Dies hätte der Anfang vom Ende der Karriere des jetzt eher bulligen Stürmers sein können und zunächst sah alles danach aus: Im Februar wird McCarthy von West Ham mitgeteilt, dass der Verein nicht mehr mit ihm plant. Er wird aus dem Kader für den Rest der Saison 2010/2011 gestrichen. Im April 2011 verlässt Benni McCarthy den Londoner Club, nach nur 14 Einsätzen (2 von Beginn) und 0 Toren. Er erhält eine Abfindung von 1,7 Mio. Euro. Das Ende von Benni McCarthys bis dato so erfolgreichen Karriere im europäischen Profifußball: 2004 war er ein entscheidender Faktor für Portos Gewinn der Champions League unter Trainer Jose Mourinho. Bei den Blackburn Rovers erzielte er von 2006 bis 2010 52 Tore in 140 Spielen.

Im August 2011 verkündeten die Orlando Pirates, dem Stürmer einen Zweijahresvertrag anbieten zu wollen. Experten und Kritiker machten sich über den vermeintlichen Transfercoup des südafrikanischen Meisters lustig. McCarthy war immer noch übergewichtig und mittlerweile fast 34 Jahre alt, doch der Stürmer ließ sich nicht einschüchtern, bekräftigte immer wieder er sei fit und seine Erfahrung würde den Pirates weiterhelfen. Dabei wirkte McCarthy jedoch nicht wie ein die Jahre gekommener Fußballer, der sein Karriere-Ende schon fest geplant hatte, noch mal ein bisschen Geld verdienen und mit Phrasen die Medien abwehren wollte. Nein, Benni McCarthy war hungrig, er wollte es seinem Heimatland und auch sich selbst noch einmal beweisen: 20 Tore versprach er seinem Team.

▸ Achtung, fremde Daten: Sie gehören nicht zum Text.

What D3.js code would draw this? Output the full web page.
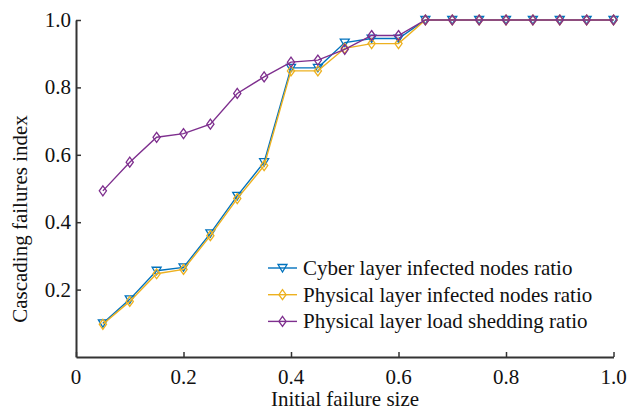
<!DOCTYPE html>
<html>
<head>
<meta charset="utf-8">
<script src="https://cdn.jsdelivr.net/npm/d3@7"></script>
</head>
<body style="margin:0">
<svg id="chart" width="630" height="411"></svg>
<script>
// failure sizes 0.05 .. 1.0
const sizes = [0.05, 0.1, 0.15, 0.2, 0.25, 0.3, 0.35, 0.4, 0.45, 0.5,
               0.55, 0.6, 0.65, 0.7, 0.75, 0.8, 0.85, 0.9, 0.95, 1.0];
const cyberInfected = [0.100, 0.171, 0.256, 0.266, 0.367, 0.478, 0.578, 0.858, 0.858, 0.933,
                       0.945, 0.945, 1, 1, 1, 1, 1, 1, 1, 1];
const physInfected = [0.097, 0.165, 0.247, 0.260, 0.360, 0.470, 0.568, 0.849, 0.849, 0.916,
                      0.930, 0.930, 1, 1, 1, 1, 1, 1, 1, 1];
const loadShedding = [0.493, 0.578, 0.652, 0.663, 0.691, 0.782, 0.831, 0.875, 0.881, 0.913,
                      0.954, 0.954, 1, 1, 1, 1, 1, 1, 1, 1];
const seriesNames = ["Cyber layer infected nodes ratio",
                     "Physical layer infected nodes ratio",
                     "Physical layer load shedding ratio"];
const xTicks = [0, 0.2, 0.4, 0.6, 0.8, 1.0];
const yTicks = [0.2, 0.4, 0.6, 0.8, 1.0];

const FONT = "Times New Roman";
const svg = d3.select("#chart");
const x = d3.scaleLinear().domain([0, 1]).range([76, 613.5]);
const y = d3.scaleLinear().domain([0, 1]).range([357, 20]);
const colors = ["#0072BD", "#EDB120", "#7E2F8E"];
const markers = ["tri", "dia", "dia"];
const allSeries = [cyberInfected, physInfected, loadShedding];

function markerPath(type) {
  if (type == "tri") return "M-4.5,-3.5L4.5,-3.5L0,4Z";
  return "M0,-5L3.6,0L0,5L-3.6,0Z";
}

// axis lines and ticks
const xAxis = svg.append("g").attr("transform", "translate(0,357)")
  .call(d3.axisBottom(x).tickValues(xTicks).tickSizeInner(-5).tickSizeOuter(0).tickFormat(""));
const yAxis = svg.append("g").attr("transform", "translate(76,0)")
  .call(d3.axisLeft(y).tickValues(yTicks).tickSizeInner(-5).tickSizeOuter(0).tickFormat(""));
[xAxis, yAxis].forEach(a => {
  a.attr("font-family", FONT);
  a.select(".domain").attr("stroke", "#333").attr("stroke-width", 2);
  a.selectAll(".tick line").attr("stroke", "#333").attr("stroke-width", 1.5);
  a.selectAll(".tick text").remove();
});

const labels = svg.append("g").attr("font-family", FONT).attr("font-size", 21).attr("fill", "#111");

// tick labels
labels.selectAll("text.xt").data(xTicks).join("text")
  .attr("class", "xt")
  .attr("x", d => x(d)).attr("y", 384)
  .attr("text-anchor", "middle")
  .attr("font-family", FONT)
  .text(d => d == 0 ? "0" : d3.format(".1f")(d));
labels.selectAll("text.yt").data(yTicks).join("text")
  .attr("class", "yt")
  .attr("x", 71).attr("y", d => y(d) + 7)
  .attr("text-anchor", "end")
  .attr("font-family", FONT)
  .text(d => d3.format(".1f")(d));

// axis titles
labels.append("text").attr("x", 345).attr("y", 406).attr("text-anchor", "middle")
  .attr("font-family", FONT).text("Initial failure size");
labels.append("text").attr("transform", "translate(27,219) rotate(-90)").attr("text-anchor", "middle")
  .attr("font-family", FONT).text("Cascading failures index");

// lines + markers
const line = d3.line().x((d, i) => x(sizes[i])).y(d => y(d));
allSeries.forEach((vals, k) => {
  svg.append("path").datum(vals).attr("d", line)
    .attr("fill", "none").attr("stroke", colors[k]).attr("stroke-width", 1.4);
  svg.append("g").selectAll("path").data(vals).join("path")
    .attr("d", markerPath(markers[k]))
    .attr("transform", (d, i) => `translate(${x(sizes[i])},${y(d)})`)
    .attr("fill", "none").attr("stroke", colors[k]).attr("stroke-width", 1.3);
});

// legend
const legend = svg.append("g").attr("transform", "translate(268,268)");
seriesNames.forEach((name, k) => {
  const g = legend.append("g").attr("transform", `translate(0,${k * 26.7})`);
  g.append("line").attr("x1", 0).attr("x2", 29).attr("y1", 0).attr("y2", 0)
    .attr("stroke", colors[k]).attr("stroke-width", 1.4);
  g.append("path").attr("d", markerPath(markers[k])).attr("transform", "translate(14.5,0)")
    .attr("fill", "none").attr("stroke", colors[k]).attr("stroke-width", 1.3);
});
labels.selectAll("text.leg").data(seriesNames).join("text")
  .attr("class", "leg")
  .attr("x", 303).attr("y", (d, i) => 275 + i * 26.7)
  .attr("font-family", FONT)
  .text(d => d);
</script>
</body>
</html>
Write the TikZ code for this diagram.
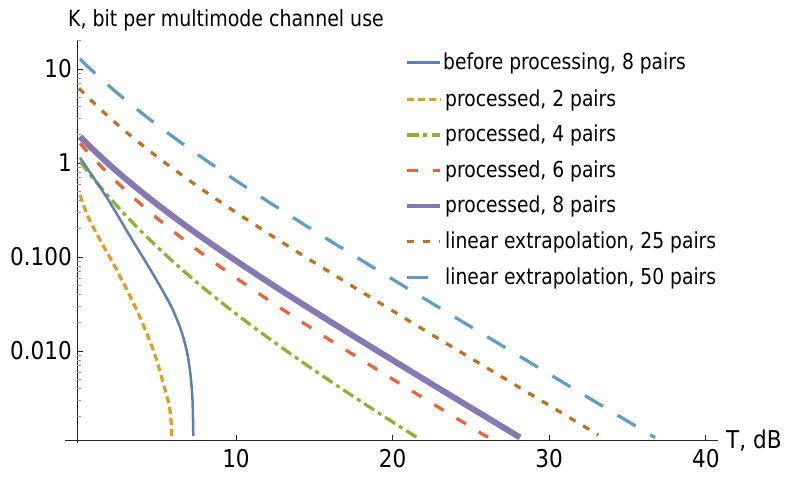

Am 12. August 2011 eröffnet der Meister Orlando Pirates die neue Saison der südafrikanischen Premier League. Die Aufmerksamkeit der Öffentlichkeit konzentrierte sich aber nicht auf das Spiel gegen die Black Leopards, sondern allein auf Benni McCarthy und seinem Comeback. Doch: Trainer Julio Leal sah ihn nicht für die Anfangsformation vor und so konnte McCarthy den Jubel seiner Mannschaft über das frühe 1:0 in der 10. Minute nur von der Bank aus verfolgen. In der 70. Minute, die Black Leopards hatten mit Beginn der zweiten Halbzeit immer mehr auf den Ausgleich gedrängt, war es endlich so weit: Julia Leal wechselte McCarthy ein. Das schwarze Trikot der Orlando Pirates schmeichelte der Figur des Stürmers und wieder jubelten ihm die Zuschauer zu -  und McCarthy ließ nicht lange auf sich warten: Nur wenige Minuten nach seiner Einwechslung erzielte er das 2:0. Ein Abstauber, aber der Traumstart zum Herbst seiner Karriere war perfekt.

Über die fünf Monate, die McCarthy im Trikot der Pirates bisher spielte, haben sich die Meinungen der Medien und Experten Stück für Stück gewandelt. Die Fitness und Agilität des vorher so bulligen Stürmers haben sich verbessert und auf seinen Torjägerinstinkt kann sich Benni immer noch verlassen. Zuletzt war er ein entscheidender Faktor für den Gewinn des Telkom Cups der Pirates. Im November 2011 verkündete McCarthy jedoch nicht mehr für Südafrikas Nationalteam auflaufen zu wollen. Er hatte seit seinem letzten Auftritt im Mai 2010 kein Spiel mehr für sein Heimatland bestritten: Bafana Bafana läuft immer noch in engen gelben Trikots auf.